Professor Harry Waters Jr. Photo courtesy of the THDA Department

These Macalester specific fingerprints are found throughout the production, with touches like the psychologist narrator being played by a number of professors and staff, including President Brian Rosenberg (who is pictured in one scene erotically stroking a banana). Other twists on the original include the reimagining of Rock-n-Roll ruffian Eddie (played by Meatloaf in the original) as Minnesota music master Prince and a particularly fitting Saxophone solo of the quintessential soft jazz anthem “Careless Whisper.”

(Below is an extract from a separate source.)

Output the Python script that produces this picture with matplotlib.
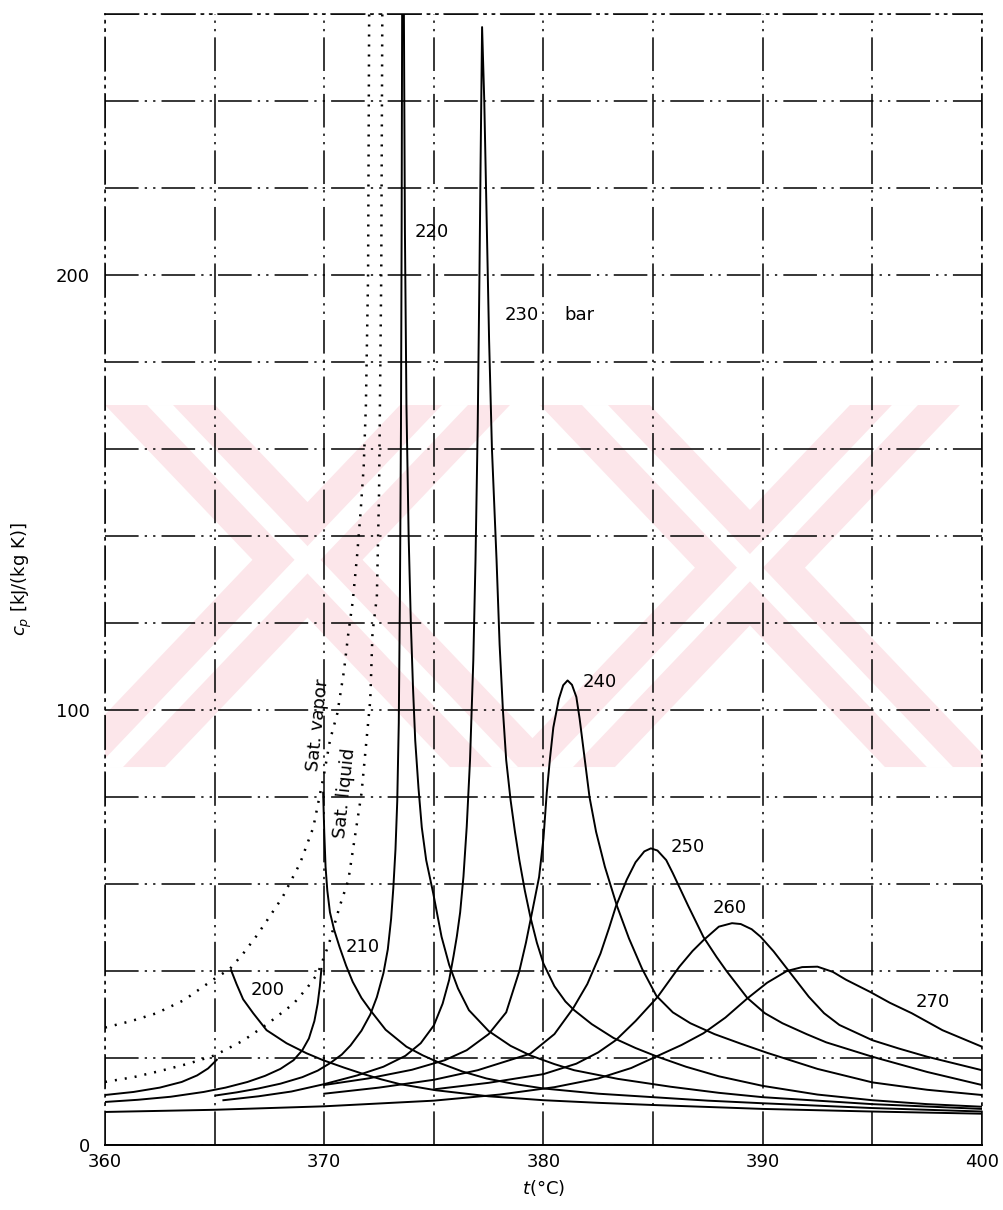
import matplotlib.pyplot as plt
import matplotlib.ticker as mticker
from matplotlib.patches import Polygon

plt.rcParams['font.family'] = ['DejaVu Sans']
plt.rcParams['mathtext.fontset'] = 'dejavusans'

# saturation lines (dotted)
sat_vap_t = [360, 361.2, 362.35, 363.6, 364.9, 365.7, 366.3, 366.9, 367.4, 368.1, 368.9,
             369.5, 370.0, 370.26, 370.6, 370.9, 371.1, 371.3, 371.5, 371.65, 371.8,
             371.9, 372.0, 372.05]
sat_vap_cp = [27, 28.5, 30.3, 33.3, 37.9, 40.5, 44, 48, 51.7, 57, 64.8,
              73, 85.5, 93, 99.3, 109, 117.7, 125, 135.6, 145, 156,
              170, 200, 262]
sat_liq_t = [360, 361.3, 362.5, 363.8, 365, 366.3, 367.4, 368.6, 369.2, 369.7, 370.2,
             370.7, 371.1, 371.4, 371.7, 371.9, 372.1, 372.2, 372.4, 372.5, 372.6, 372.65]
sat_liq_cp = [14.5, 15.6, 17, 18.7, 20.6, 24, 27.8, 32.5, 36, 39.4, 46,
              54.8, 60.9, 70.9, 80.9, 91.6, 102.3, 117.7, 126, 150, 200, 262]

# isobars, t in deg C, cp in kJ/(kg K)
p200_liq_t = [360, 361.3, 362.5, 363.5, 364.2, 364.7, 365.1]
p200_liq_cp = [11.5, 12.2, 13.2, 14.5, 16, 17.6, 19.6]
p200_vap_t = [365.75, 366.0, 366.3, 366.76, 367.37, 368.28, 369.19, 369.95, 370.9,
              371.8, 372.6, 373.45, 375.08, 377.5, 380, 382.5, 385, 390, 395, 400]
p200_vap_cp = [40.2, 37, 33.5, 30.3, 26.4, 23.4, 21.1, 19.5, 17.8,
               16.3, 15.1, 14.0, 12.6, 11.2, 10.3, 9.7, 9.2, 8.3, 7.7, 7.2]

p210_liq_t = [360, 361.5, 363, 364.5, 365.5, 366.5, 367.3, 368, 368.6, 369, 369.3,
              369.55, 369.7, 369.8, 369.87]
p210_liq_cp = [9.9, 10.4, 11.1, 12.2, 13.2, 14.5, 15.9, 17.5, 19.5, 21.8, 24.5,
               28.5, 32.5, 36.5, 40.5]
p210_vap_t = [369.95, 370.0, 370.06, 370.14, 370.26, 370.45, 370.7, 371.0, 371.3, 371.7,
              372.1, 372.8, 373.75, 374.5, 375.3, 376.3, 377.4, 378.7, 380, 382.5,
              385, 387.5, 390, 395, 400]
p210_vap_cp = [81, 72, 64, 58.5, 53.5, 49.5, 45.5, 41.2, 37.5, 33.8,
               31, 26.5, 22.6, 20.6, 18.8, 16.9, 15.3, 14, 13, 11.8,
               11.0, 10.2, 9.6, 8.5, 7.7]

p220_t = [365.06, 366, 367, 368, 369, 369.7, 370.26, 370.8, 371.2, 371.7, 372.1, 372.4,
          372.7, 372.9, 373.05, 373.15, 373.25, 373.33, 373.4, 373.45, 373.5, 373.53,
          373.56, 373.62, 373.68, 373.75, 373.85, 373.95, 374.05, 374.15, 374.3,
          374.45, 374.65, 374.97, 375.35, 375.7, 376.1, 376.6, 377.5, 378.5, 379.4,
          380.5, 381.4, 383.4, 385.8, 388, 390, 395, 400]
p220_cp = [11.4, 12.1, 13.0, 14.1, 15.6, 17.1, 18.8, 20.8, 22.9, 26.3, 30, 34,
           39.5, 45, 52, 59, 68, 79, 97, 125, 165, 210,
           275, 275, 210, 170, 140, 120, 105, 93, 82,
           73, 65.5, 57.9, 47.9, 41.4, 36, 31, 26.2, 22.8, 20.6,
           18.6, 17.2, 15.2, 13.4, 12.0, 11.0, 9.4, 8.3]

p230_t = [365.4, 367, 368.5, 370, 371.5, 372.7, 373.7, 374.4, 375, 375.4, 375.7, 375.9,
          376.05, 376.2, 376.35, 376.5, 376.65, 376.8, 376.9, 377.0, 377.08, 377.13,
          377.2, 377.3, 377.42, 377.52, 377.65, 377.86, 378.0, 378.15, 378.3, 378.5,
          378.7, 378.9, 379.15, 379.4, 379.7, 380.0, 380.5, 381.0, 381.4, 382.2,
          383.2, 384.2, 385.2, 386.5, 388, 390, 392.5, 395, 397.5, 400]
p230_cp = [10.3, 11.2, 12.3, 14.0, 16.0, 18.0, 20.5, 23.4, 27.5, 32.5, 38, 43.5,
           48, 53.5, 61.7, 73.2, 88.5, 111.5, 134.5, 165, 200, 225,
           257, 240, 210, 185, 160, 134.5, 115, 100, 88.5, 79.3,
           72, 65.5, 58.5, 52.5, 46.5, 41.7, 36.5, 33, 31, 27.8,
           24.6, 22.3, 20.3, 18, 15.8, 13.6, 11.6, 10.3, 9.4, 8.8]

p240_t = [370, 372, 374, 375.5, 376.5, 377.5, 378.3, 378.9, 379.2, 379.5, 379.8, 380.0,
          380.15, 380.3, 380.45, 380.7, 380.9, 381.1, 381.3, 381.5, 381.65, 381.8,
          382.1, 382.4, 382.8, 383.35, 383.9, 384.5, 385.15, 385.9, 386.7, 387.8,
          389, 390.2, 392.5, 395, 397.5, 400]
p240_cp = [13.8, 15.3, 17.3, 19.5, 21.8, 25.5, 30.5, 40, 46.5, 54, 61.6, 70.5,
           81, 89, 96, 102.5, 105.7, 106.8, 105.8, 103, 98, 92,
           80, 72, 64, 55, 47.5, 40.5, 34.3, 30.5, 28, 25.5,
           23.3, 21.2, 17.5, 14.4, 12.7, 11.5]

p250_t = [370, 372.5, 375, 377, 379.4, 380.5, 381.35, 382, 382.6, 383.0, 383.3, 383.8,
          384.2, 384.6, 384.9, 385.2, 385.6, 385.9, 386.6, 387.3, 387.9, 388.35,
          389.3, 390.1, 390.9, 392, 392.9, 395, 397.5, 400]
p250_cp = [11.8, 13.2, 15, 17.2, 21, 25.5, 31.4, 37, 44, 50, 54.8, 61,
           65, 67.5, 68.2, 67.7, 65.5, 62.5, 55, 47.8, 43.2, 40,
           33.8, 30.3, 28, 25.5, 23.6, 20.3, 16.8, 13.8]

p260_t = [375, 377.5, 380, 381.5, 382.5, 383.3, 384.2, 385.2, 386.2, 386.8, 387.3, 388.0,
          388.6, 389.0, 389.5, 389.9, 390.5, 391.1, 392.1, 392.8, 393.5, 395, 396.2,
          397.5, 400]
p260_cp = [12.8, 14.3, 16.3, 18.7, 21.3, 24.1, 28.5, 34, 41, 44.6, 47.1, 50.2,
           51, 50.8, 49.6, 47.9, 44.5, 40.6, 34.1, 30.3, 27.6, 24.1, 22.2,
           20.3, 17.2]

p270_t = [360, 365, 370, 375, 378, 380.5, 382.5, 384, 385.3, 386.3, 387.3, 388.3, 389.3,
          390.2, 391.1, 391.8, 392.5, 393.2, 393.8, 394.9, 395.8, 396.8, 398.2, 400]
p270_cp = [7.6, 8.1, 8.9, 10.2, 11.6, 13.3, 15.3, 17.7, 20.7, 23, 25.7, 29.3, 33.7,
           37.3, 40.0, 40.9, 41, 39.8, 38, 35.2, 32.7, 30.3, 26.4, 22.6]

isobar_labels = ['200', '210', '220', '230', 'bar', '240', '250', '260', '270']
label_t = [367.43, 371.76, 374.9, 379.0, 381.66, 382.57, 386.6, 388.5, 397.76]
label_cp = [35.6, 45.5, 210, 190.8, 190.8, 106.4, 68.5, 54.5, 32.9]

fig = plt.figure(figsize=(10.04, 12.10), dpi=100)
ax = fig.add_axes([0.1046, 0.0537, 0.8734, 0.9347])

# faint pink watermark behind the chart (pixel outline -> axes fraction)
def px(x, y):
    return ((x - 105) / 877, (1145 - y) / 1131)

bands = [(105, 450), (400, 55), (540, 885), (850, 505)]
for x_top, x_bot in bands:
    outer = [(x_top, 405), (x_top + 110, 405), (x_bot + 110, 767), (x_bot, 767)]
    inner = [(x_top + 42, 405), (x_top + 68, 405), (x_bot + 68, 767), (x_bot + 42, 767)]
    ax.add_patch(Polygon([px(*p) for p in outer], closed=True, transform=ax.transAxes,
                         facecolor='#fce6ea', edgecolor='none', zorder=0))
for x_top, x_bot in bands:
    inner = [(x_top + 42, 405), (x_top + 68, 405), (x_bot + 68, 767), (x_bot + 42, 767)]
    ax.add_patch(Polygon([px(*p) for p in inner], closed=True, transform=ax.transAxes,
                         facecolor='white', edgecolor='none', zorder=0.1))

ax.plot(sat_vap_t, sat_vap_cp, color='k', lw=1.8, linestyle=(0, (0.8, 3.2)))
ax.plot(sat_liq_t, sat_liq_cp, color='k', lw=1.8, linestyle=(0, (0.8, 3.2)))
for t, cp in [(p200_liq_t, p200_liq_cp), (p200_vap_t, p200_vap_cp),
              (p210_liq_t, p210_liq_cp), (p210_vap_t, p210_vap_cp),
              (p220_t, p220_cp), (p230_t, p230_cp), (p240_t, p240_cp),
              (p250_t, p250_cp), (p260_t, p260_cp), (p270_t, p270_cp)]:
    ax.plot(t, cp, color='k', lw=1.4)

for s, x, y in zip(isobar_labels, label_t, label_cp):
    ax.text(x, y, s, fontsize=13, va='center', ha='center')

ax.text(369.7, 96.5, 'Sat. vapor', fontsize=13, rotation=84, ha='center', va='center')
ax.text(370.95, 81, 'Sat. liquid', fontsize=13, rotation=84, ha='center', va='center')

ax.set_xlim(360, 400)
ax.set_ylim(0, 260)
ax.xaxis.set_major_locator(mticker.MultipleLocator(10))
ax.xaxis.set_minor_locator(mticker.MultipleLocator(5))
ax.yaxis.set_major_locator(mticker.FixedLocator([0, 100, 200]))
ax.yaxis.set_minor_locator(mticker.MultipleLocator(20))
ax.tick_params(which='both', length=0, labelsize=13)
ax.tick_params(axis='x', pad=6)
ax.tick_params(axis='y', pad=11)
grid_style = (0, (22, 4, 1.5, 4, 1.5, 4))
ax.grid(True, which='both', color='k', lw=1.1, linestyle=grid_style)
for side in ['left', 'top', 'right']:
    ax.spines[side].set_linestyle(grid_style)
    ax.spines[side].set_linewidth(1.1)
ax.spines['bottom'].set_linewidth(1.4)

ax.set_xlabel(r'$t$(°C)', fontsize=13, labelpad=5)
ax.set_ylabel(r'$c_p$ [kJ/(kg K)]', fontsize=13, labelpad=16)

fig.savefig('out.png', dpi=100)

The saxophone solo was also part of some very deliberate and much more serious alterations. It occurred during one of the more infamous scenes of Rocky Horror, which handles the topic of consent dubiously. The use of “Careless Whisper” along with careful rewriting and directing of this scene, was an attempt to maintain a sense of humor while reworking some more unsavory elements. But these issues can be found elsewhere as well. The brazen eroticism and queerness which makes Rocky Horror so enduring also means that it contains a few terms that would now be considered outdated and possibly problematic.

Part of the appreciation of Rocky Horror today requires that audiences understand the context in which the original show was produced: the decade just before the AIDS crisis and a time period in which society recognized LGBTQIA people even less so than today. During this time, Rocky Horror served as a sequin-decked Trojan horse, making Queer people more visible through the pure catchy-ness of “Time Warp.”

“In many ways [Rocky Horror] makes people more comfortable with these ideas because it’s something they could just celebrate and have fun with,” DeForest said.

However, the problems with the original text can’t just be ignored. The production took steps like giving characters such as Janet (who it is customary for audiences to call ‘slut’ whenever she appears onstage) extra monologues, and thus internality, as well as reworking certain scenes to make them less problematic, while still maintaining the pace and the humor of the production.

And the production definitely maintained its pace of breakneck camp. The English department’s section of the audience was sucked into mad scientist Frank ‘N Furter’s nocturnal, sultry ways, Rocky’s melodramatic coming to terms with his status as sexy Frankenstein, and Brad and Janet’s journey from repressed American suburbia to the strange and exciting world of sexual liberation.

Pitch perfect casting of the iconic cast made for a production that reminded us all just why Rocky Horror is still so popular today. English Department invitees left the theatre just like every audience does: ready to do the Time Warp… again!